Question de gouvernance
« Face à une crise, il faut le pompier mais aussi l’architecte », aimait à dire Jacques Delors, qui appelait dès 2010 à renforcer la politique énergétique commune de l’Europe. Or les instruments européens sont encore trop temporaires, trop nationaux, insuffisamment contraignants et ne soutiennent pas de façon adéquate la réalisation des objectifs de l’UE. Cette dernière doit sortir d’une posture réactive et se donner les moyens d’anticiper et d’amortir les prochaines crises.
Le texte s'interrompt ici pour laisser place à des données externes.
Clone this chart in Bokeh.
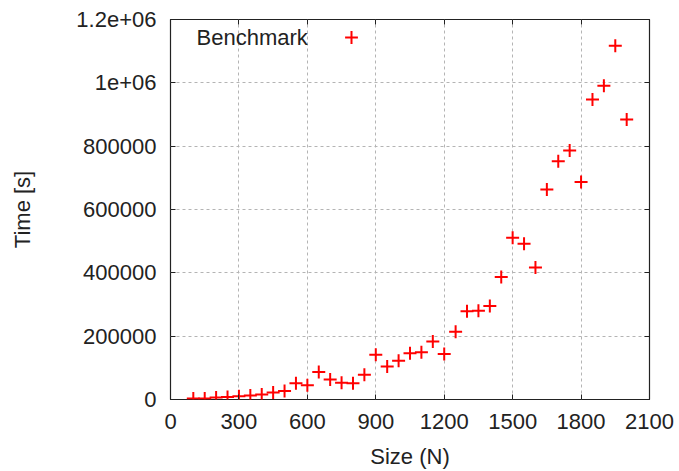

Pour cela, il est nécessaire de renforcer les financements communs, par exemple au travers d’un fonds de souveraineté européen qui contribuerait à soutenir l’émergence d’une économie bas carbone et résiliente. Les financements du plan de relance européens s’arrêtent en 2026. Christine Lagarde, la présidente de la Banque centrale européenne, a récemment évoqué la nécessité d’un nouvel emprunt européen pour financer la transition. L’UE doit également préserver sa compétitivité et augmenter sa résilience en matière de technologies propres, dans un contexte de forte concurrence internationale. Le manque de volonté politique qui résulte des discussions du Conseil européen des 14 et 15 décembre 2023 est à cet égard inquiétant.